|ADVISORY: EXPLICIT LANGUAGE|
Music: Lena Zavaroni, “It’s only a paper moon”
It’s The William Tell Show. I call myself William Tell; you can call me Bill. Thank you for including me in your world; everyone wants to be included.
At this moment, we’re waiting for the outcomes of the January 6 committee in Congress, and the Trump election interference trial in Georgia. And I, for one, certainly hope that truth wins.
“Abracadabra” is a word we normally associate with a stage magician pulling a rabbit out of a hat. It is also a word used by real magicians, people who presume to actually practice magic, like Aleister Crowley, in their activities and rituals.It’s a corruption of a Hebrew saying that would be translated, quote, “As I create, so it happens.” Both halves of the word come from —
In Hebrew, practically every noun and every verb come from what’s called a “root,” which consists of three consonants. The vowels that get attached to those three consonants determine whether it’s a verb or a noun, singular or plural, masculine or feminine, present or future tense, first, second, or third person, et cetera. The root here is D-B-R, and can mean either “word” or “event.” Put briefly, the same Hebrew word can mean either “word” or “event,” “speak” or “happen.”
So, in saying, “Abracadabra,” the magician is saying, “I speak, and it happens.”
This is a basic belief in a lot of magic, that people’s words can cause events to occur. After all, in the Creation in the book of Genesis, God spoke the world into existence. There is also the story of Matthew 8:8, where the centurion tells Jesus, “Just say the word, and my servant will be healed;” and it happened. For the man or woman of faith, word and deed are one and the same.
Many magicians, and many Christians, believe that anyone can create through speech. Many people quote Romans 4:17, which speaks of “speaking of things that are not, as if they were.” This is the basis of the so-called Word of Faith movement, which teaches Christians to state over and over the things they want, as if they’ve already happened — For example, “I’m rich.” — and the belief is that, saying these things and believing them, will cause them to happen.

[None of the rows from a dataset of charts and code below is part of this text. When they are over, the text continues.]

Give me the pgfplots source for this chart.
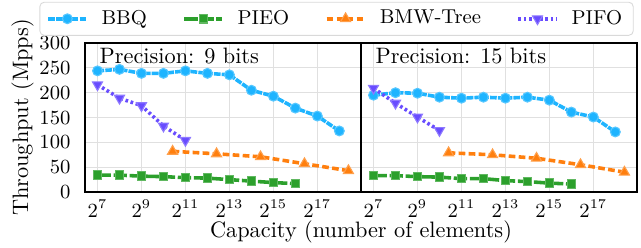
\documentclass[border=0pt]{standalone}
\usepackage{pgfplots}
\pgfplotsset{compat=1.18}
\definecolor{cBBQ}{RGB}{30,180,255}
\definecolor{cPIEO}{RGB}{44,160,44}
\definecolor{cBMW}{RGB}{255,127,14}
\definecolor{cPIFO}{RGB}{104,76,255}
\pgfplotsset{
  panel/.style={
    scale only axis, width=123.75pt, height=66.8pt,
    xmin=6.43, xmax=18.985, ymin=0, ymax=300,
    xtick={7,9,11,13,15,17},
    xticklabel={$2^{\pgfmathprintnumber{\tick}}$},
    ytick={0,50,100,150,200,250,300},
    grid=major, major grid style={black!12, line width=0.5pt},
    major tick length=0pt,
    axis line style={line width=0.6pt},
    tick label style={font=\fontsize{9}{10}\selectfont},
    yticklabel shift=3pt,
    clip mode=individual,
  },
  sBBQ/.style={color=cBBQ, line width=1.6pt, dash pattern=on 3pt off 0.5pt, mark=*, mark size=2.2pt, mark options={solid, fill=cBBQ, draw=cBBQ!75!white, line width=0.5pt}},
  sPIEO/.style={color=cPIEO, line width=1.6pt, dash pattern=on 6pt off 1.2pt, mark=square*, mark size=1.9pt, mark options={solid, fill=cPIEO, draw=cPIEO!75!white, line width=0.5pt}},
  sBMW/.style={color=cBMW, line width=1.6pt, dash pattern=on 3pt off 1.5pt, mark=triangle*, mark size=2.6pt, mark options={solid, fill=cBMW, draw=cBMW!75!white, line width=0.5pt}},
  sPIFO/.style={color=cPIFO, line width=1.6pt, dash pattern=on 1.2pt off 1.2pt, mark=triangle*, mark size=2.6pt, mark options={solid, rotate=180, fill=cPIFO, draw=cPIFO!75!white, line width=0.5pt}},
}
\begin{document}
\begin{tikzpicture}
\path[use as bounding box] (-38.1pt,-24.7pt) rectangle (249.3pt,86.1pt);
\begin{axis}[panel,
  ylabel={Throughput (Mpps)},
  ylabel style={at={(axis description cs:-0.2263,0.5)}, anchor=center, font=\fontsize{10}{12}\selectfont},
  xlabel={Capacity (number of elements)},
  xlabel style={at={(axis description cs:1,-0.308)}, anchor=base, font=\fontsize{10}{12}\selectfont},
  legend style={at={(0.9115,1.163)}, anchor=center, legend columns=4,
    draw=black!15, rounded corners=2pt, font=\fontsize{9}{10}\selectfont,
    inner ysep=1.5pt,
    /tikz/every odd column/.append style={column sep=4pt},
    /tikz/every even column/.append style={column sep=14pt}},
]
\addplot[sBBQ] coordinates {(7,244)(8,247)(9,239)(10,239)(11,244)(12,239)(13,236)(14,205)(15,193)(16,169)(17,153)(18,123)};
\addlegendentry{BBQ}
\addplot[sPIEO] coordinates {(7,34)(8,34)(9,32)(10,31)(11,29)(12,28)(13,25)(14,22)(15,19)(16,17)};
\addlegendentry{PIEO}
\addplot[sBMW] coordinates {(10.415,82)(12.415,77)(14.415,71)(16.415,57)(18.415,43)};
\addlegendentry{BMW-Tree}
\addplot[sPIFO] coordinates {(7,216)(8,189)(9,174)(10,133)(11,104)};
\addlegendentry{PIFO}
\node[anchor=north west, inner sep=0pt, xshift=6.4pt, yshift=-2pt, font=\fontsize{10}{12}\selectfont] at (rel axis cs:0,1) {Precision: 9 bits};
\end{axis}
\begin{axis}[panel, at={(123.75pt,0pt)}, yticklabels={}]
\addplot[sBBQ] coordinates {(7,195)(8,200)(9,199)(10,191)(11,189)(12,191)(13,189)(14,191)(15,185)(16,161)(17,151)(18,121)};
\addplot[sPIEO] coordinates {(7,33)(8,33)(9,31)(10,30)(11,27)(12,27)(13,23)(14,21)(15,18)(16,16)};
\addplot[sBMW] coordinates {(10.415,79)(12.415,75)(14.415,68)(16.415,55)(18.415,40)};
\addplot[sPIFO] coordinates {(7,209)(8,179)(9,151)(10,124)};
\node[anchor=north west, inner sep=0pt, xshift=6.4pt, yshift=-2pt, font=\fontsize{10}{12}\selectfont] at (rel axis cs:0,1) {Precision: 15 bits};
\end{axis}
\end{tikzpicture}
\end{document}
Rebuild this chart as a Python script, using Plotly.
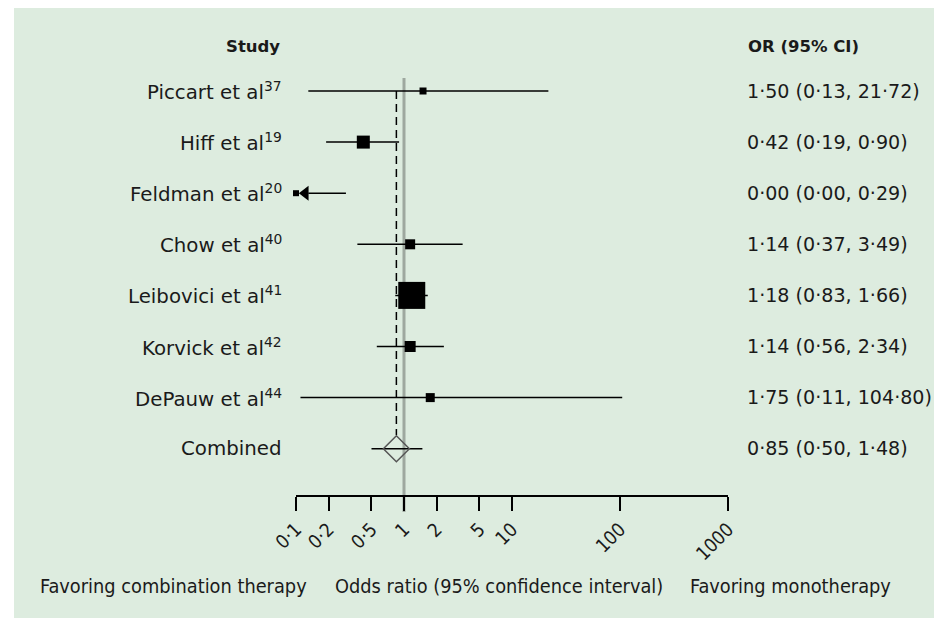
import math
import plotly.graph_objects as go

# ---------------- data ----------------
studies = ["Piccart et al", "Hiff et al", "Feldman et al", "Chow et al",
           "Leibovici et al", "Korvick et al", "DePauw et al"]
refs = ["37", "19", "20", "40", "41", "42", "44"]
or_vals = [1.50, 0.42, 0.00, 1.14, 1.18, 1.14, 1.75]
ci_low = [0.13, 0.19, 0.00, 0.37, 0.83, 0.56, 0.11]
ci_high = [21.72, 0.90, 0.29, 3.49, 1.66, 2.34, 104.80]
combined_or = 0.85
combined_low = 0.50
combined_high = 1.48
tick_vals = [0.1, 0.2, 0.5, 1, 2, 5, 10, 100, 1000]
tick_text = ["0·1", "0·2", "0·5", "1", "2", "5", "10", "100", "1000"]

# ---------------- style ----------------
W, H = 934, 618
ML, MR, MT, MB = 296, 206, 30, 123
PW, PH = W - ML - MR, H - MT - MB
XMIN, XMAX = 0.1, 1000
BG = "#ddecdf"
FONT = "DejaVu Sans"
FONT_C = "DejaVu Sans Condensed, Liberation Sans Narrow, DejaVu Sans"
sizes = [7, 13, 6, 10, 27, 11, 9]

n = len(studies)
rows = list(range(n))
comb_row = n


def fmt(v):
    return f"{v:.2f}".replace(".", "·")


def px_x(px):
    return (px - ML) / PW


def px_y(px):
    return (H - MB - px) / PH


def xpaper(v):
    return (math.log10(v) - math.log10(XMIN)) / (math.log10(XMAX) - math.log10(XMIN))


def clip(v):
    return max(v, XMIN)


fig = go.Figure()

# CI lines
lx, ly = [], []
for i in rows:
    lo = ci_low[i]
    if lo < XMIN:
        lo = XMIN * 1.3
    lx += [lo, ci_high[i], None]
    ly += [i, i, None]
lx += [combined_low, combined_high, None]
ly += [comb_row, comb_row, None]
fig.add_trace(go.Scatter(x=lx, y=ly, mode="lines",
                         line=dict(color="black", width=1.5),
                         hoverinfo="skip", showlegend=False))

# dashed line at combined OR
fig.add_trace(go.Scatter(x=[combined_or, combined_or], y=[0, comb_row - 0.27],
                         mode="lines",
                         line=dict(color="black", width=1.5, dash="8px,5px"),
                         hoverinfo="skip", showlegend=False))

# arrows for truncated lower limits
ax_, ay_ = [], []
for i in rows:
    if ci_low[i] < XMIN:
        ax_.append(XMIN * 1.22)
        ay_.append(i)
fig.add_trace(go.Scatter(x=ax_, y=ay_, mode="markers",
                         marker=dict(symbol="triangle-left", size=13, color="black",
                                     opacity=1),
                         cliponaxis=False, hoverinfo="skip", showlegend=False))

# study point estimates
fig.add_trace(go.Scatter(x=[clip(v) for v in or_vals], y=rows, mode="markers",
                         marker=dict(symbol="square", size=sizes, color="black",
                                     opacity=1, line=dict(width=0)),
                         cliponaxis=False, hoverinfo="skip", showlegend=False))

# combined diamond
fig.add_trace(go.Scatter(x=[combined_or], y=[comb_row], mode="markers",
                         marker=dict(symbol="diamond-open", size=20, opacity=1,
                                     color="#555555", line=dict(width=1.5)),
                         cliponaxis=False, hoverinfo="skip", showlegend=False))

shapes = [
    dict(type="rect", xref="paper", yref="paper",
         x0=px_x(14), x1=px_x(W), y0=px_y(H), y1=px_y(8),
         fillcolor=BG, line=dict(width=0), layer="below"),
    dict(type="line", xref="paper", yref="paper",
         x0=xpaper(1), x1=xpaper(1), y0=px_y(512), y1=px_y(78),
         line=dict(color="#9ea89f", width=3), layer="below"),
]

annotations = []
row_font = dict(family=FONT, size=19.8, color="#1a1a1a")
val_font = dict(family=FONT, size=19.1, color="#1a1a1a")
for i in rows:
    annotations.append(dict(xref="paper", yref="y", x=px_x(284), y=i,
                            text=f"{studies[i]}<sup>{refs[i]}</sup>",
                            xanchor="right", yanchor="middle",
                            showarrow=False, font=row_font))
    annotations.append(dict(xref="paper", yref="y", x=px_x(745), y=i,
                            text=f"{fmt(or_vals[i])} ({fmt(ci_low[i])}, {fmt(ci_high[i])})",
                            xanchor="left", yanchor="middle",
                            showarrow=False, font=val_font))
annotations.append(dict(xref="paper", yref="y", x=px_x(284), y=comb_row,
                        text="Combined", xanchor="right", yanchor="middle",
                        showarrow=False, font=row_font))
annotations.append(dict(xref="paper", yref="y", x=px_x(745), y=comb_row,
                        text=f"{fmt(combined_or)} ({fmt(combined_low)}, {fmt(combined_high)})",
                        xanchor="left", yanchor="middle",
                        showarrow=False, font=val_font))

hdr_font = dict(family=FONT, size=16.5, color="#1a1a1a")
annotations.append(dict(xref="paper", yref="paper", x=px_x(282), y=px_y(47),
                        text="<b>Study</b>", xanchor="right", yanchor="middle",
                        showarrow=False, font=hdr_font))
annotations.append(dict(xref="paper", yref="paper", x=px_x(746), y=px_y(47),
                        text="<b>OR (95% CI)</b>", xanchor="left", yanchor="middle",
                        showarrow=False, font=hdr_font))

bot_font = dict(family=FONT_C, size=19.8, color="#1a1a1a")
for txt, xl in [("Favoring combination therapy", 38),
                ("Odds ratio (95% confidence interval)", 333),
                ("Favoring monotherapy", 688)]:
    annotations.append(dict(xref="paper", yref="paper", x=px_x(xl), y=px_y(586),
                            text=txt, xanchor="left", yanchor="middle",
                            showarrow=False, font=bot_font))

y_top = (MT - 91) / 51.1
y_bot = (MT + PH - 91) / 51.1

fig.update_layout(
    width=W, height=H,
    margin=dict(l=ML, r=MR, t=MT, b=MB, pad=0),
    paper_bgcolor="white",
    plot_bgcolor="rgba(0,0,0,0)",
    shapes=shapes,
    annotations=annotations,
    xaxis=dict(type="log", range=[math.log10(XMIN), math.log10(XMAX)],
               tickvals=tick_vals, ticktext=tick_text, tickangle=-45,
               ticks="outside", ticklen=14, tickwidth=1.5, tickcolor="black",
               showline=True, linecolor="black", linewidth=1.5,
               showgrid=False, zeroline=False,
               tickfont=dict(family=FONT_C, size=19, color="#1a1a1a")),
    yaxis=dict(range=[y_bot, y_top], visible=False, showgrid=False,
               zeroline=False),
)

fig.write_html("out.html")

I have a particular story about this, that I’ll tell when we get back from the break.
Back in the day, at the first shelter where I stayed, for nine years, we had mandatory chapel for an hour every night. There was no real screening of the presenters; any crackpot who wanted could come in and have a captive audience for one hour every month.
The one exception was homeless people. At the request of the men, I approached the chaplain and obtained permission to lead chapel myself. The administration stepped in, and said a homeless man cannot lead the homeless men’s chapel. Go figure.
OK, so one of the presenters was Minister Jeff. He was young, dynamic, muscular, and certainly thought he was anointed. In his first presentation, he told us how to make your dreams come true, just as dreams came true for Joseph in the book of Genesis. He quoted all the Bible verses I did a minute ago, except for the one about the centurion. He said there are five steps to make your dreams come true:
First, dream it.
Second, believe it,
Third, write it down.
Fourth, speak it.
Fifth, share it, meaning, talk about it widely.
Then, whatever you wish for, will come to pass.
So, I decided to do this myself.
I said, “Halle Berry’s going to suck my dick for five hours, and then I’ll fuck the shit out of her.”
I dreamed it. I believed it. I wrote it down: “Halle Berry’s gonna” — My handwriting is atrocious! — “and then I’ll —”
I spoke it. I didn’t really share it much, ‘cause I don’t wanna go to jail.
But that was at least five years ago, and it still hasn’t happened.
For today’s music, I have a YouTube video instead of an mp3 file. I wanted to find something about magic. “It’s only a paper moon” is one of my favorite songs; it brightens my soul every time I think about it.